▸ **DESCRIPTION OF THE TASK**:
Copy the data exactly; pictures stay out of the copy.

▸ **DATASET CONTENT**:
-------------------------

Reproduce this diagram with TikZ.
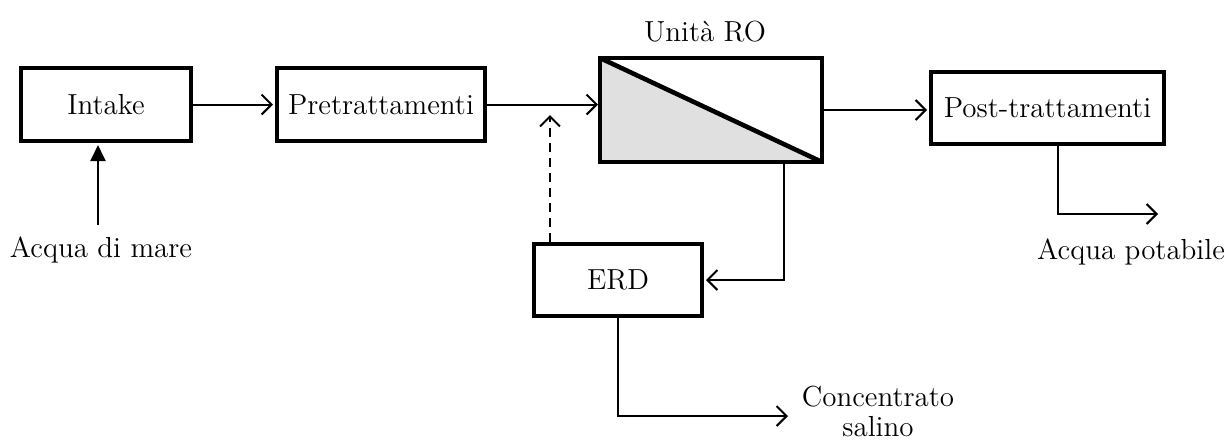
\documentclass[tikz,border=0pt]{standalone}
\usetikzlibrary{arrows.meta}
\begin{document}
\begin{tikzpicture}[x=0.5pt, y=-0.5pt, line width=1pt, shorten >=1pt, >={Straight Barb[length=5pt,width=10pt]},
  main node/.style={rectangle,draw,line width=2pt,inner sep=0pt,font=\fontsize{14.5}{15}\selectfont},
  label node/.style={inner sep=0pt,align=center,font=\fontsize{14.5}{15}\selectfont}]
\useasboundingbox (0,0) rectangle (1225,441);
% process blocks
\node [main node, minimum width=85pt, minimum height=36.5pt] (intake) at (106,104.5) {Intake};
\node [main node, minimum width=104pt, minimum height=36.5pt] (pretr) at (381,104.5) {Pretrattamenti};
\node [main node, draw=none, outer sep=0pt, minimum width=111pt, minimum height=52pt] (ro) at (711,110) {};
\node [main node, minimum width=116.5pt, minimum height=36pt] (post) at (1047.5,108) {Post-trattamenti};
\node [main node, minimum width=84pt, minimum height=36pt] (erd) at (618,280) {ERD};
% membrane symbol
\fill [black!12] (ro.north west) -- (ro.south east) -- (ro.south west) -- cycle;
\draw [line width=2.3pt] (ro.north west) rectangle (ro.south east);
\draw [line width=2.3pt] (ro.north west) -- (ro.south east);
% labels
\node [label node] (sea) at (101,250) {Acqua di mare};
\node [label node] (unita) at (705,32) {Unità RO};
\node [label node] (potab) at (1131,252) {Acqua potabile};
\node [label node] (conc) at (878,411) {Concentrato\\salino};
% flows
\coordinate (sb) at (98,225);
\coordinate (pj) at (550,108);
\coordinate (rej) at (784,0);
\coordinate (brine) at (790,416);
\coordinate (pb) at (1058,0);
\coordinate (prod) at (1160,214);
\draw [-{Triangle[length=8pt,width=7.5pt]}] (sb) -- (sb |- intake.south);
\draw [->] (intake.east) -- (pretr.west);
\draw [->] (pretr.east) -- (pretr.east -| ro.west);
\draw [->] (ro.east) -- (ro.east -| post.west);
\draw [->, dash pattern=on 4.5pt off 3pt] (erd.north -| pj) -- ([yshift=-2.5pt]pj);
\draw [->] (ro.south -| rej) |- (erd.east);
\draw [->] (erd.south) |- (brine);
\draw [->] (post.south -| pb) |- (prod);
\end{tikzpicture}
\end{document}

-------------------------

▸ **TASK RESPONSE**:
Reproduce this diagram with TikZ.
\documentclass[tikz,border=0pt]{standalone}
\usetikzlibrary{arrows.meta}
\begin{document}
\begin{tikzpicture}[x=0.5pt, y=-0.5pt, line width=1pt, shorten >=1pt, >={Straight Barb[length=5pt,width=10pt]},
  main node/.style={rectangle,draw,line width=2pt,inner sep=0pt,font=\fontsize{14.5}{15}\selectfont},
  label node/.style={inner sep=0pt,align=center,font=\fontsize{14.5}{15}\selectfont}]
\useasboundingbox (0,0) rectangle (1225,441);
% process blocks
\node [main node, minimum width=85pt, minimum height=36.5pt] (intake) at (106,104.5) {Intake};
\node [main node, minimum width=104pt, minimum height=36.5pt] (pretr) at (381,104.5) {Pretrattamenti};
\node [main node, draw=none, outer sep=0pt, minimum width=111pt, minimum height=52pt] (ro) at (711,110) {};
\node [main node, minimum width=116.5pt, minimum height=36pt] (post) at (1047.5,108) {Post-trattamenti};
\node [main node, minimum width=84pt, minimum height=36pt] (erd) at (618,280) {ERD};
% membrane symbol
\fill [black!12] (ro.north west) -- (ro.south east) -- (ro.south west) -- cycle;
\draw [line width=2.3pt] (ro.north west) rectangle (ro.south east);
\draw [line width=2.3pt] (ro.north west) -- (ro.south east);
% labels
\node [label node] (sea) at (101,250) {Acqua di mare};
\node [label node] (unita) at (705,32) {Unità RO};
\node [label node] (potab) at (1131,252) {Acqua potabile};
\node [label node] (conc) at (878,411) {Concentrato\\salino};
% flows
\coordinate (sb) at (98,225);
\coordinate (pj) at (550,108);
\coordinate (rej) at (784,0);
\coordinate (brine) at (790,416);
\coordinate (pb) at (1058,0);
\coordinate (prod) at (1160,214);
\draw [-{Triangle[length=8pt,width=7.5pt]}] (sb) -- (sb |- intake.south);
\draw [->] (intake.east) -- (pretr.west);
\draw [->] (pretr.east) -- (pretr.east -| ro.west);
\draw [->] (ro.east) -- (ro.east -| post.west);
\draw [->, dash pattern=on 4.5pt off 3pt] (erd.north -| pj) -- ([yshift=-2.5pt]pj);
\draw [->] (ro.south -| rej) |- (erd.east);
\draw [->] (erd.south) |- (brine);
\draw [->] (post.south -| pb) |- (prod);
\end{tikzpicture}
\end{document}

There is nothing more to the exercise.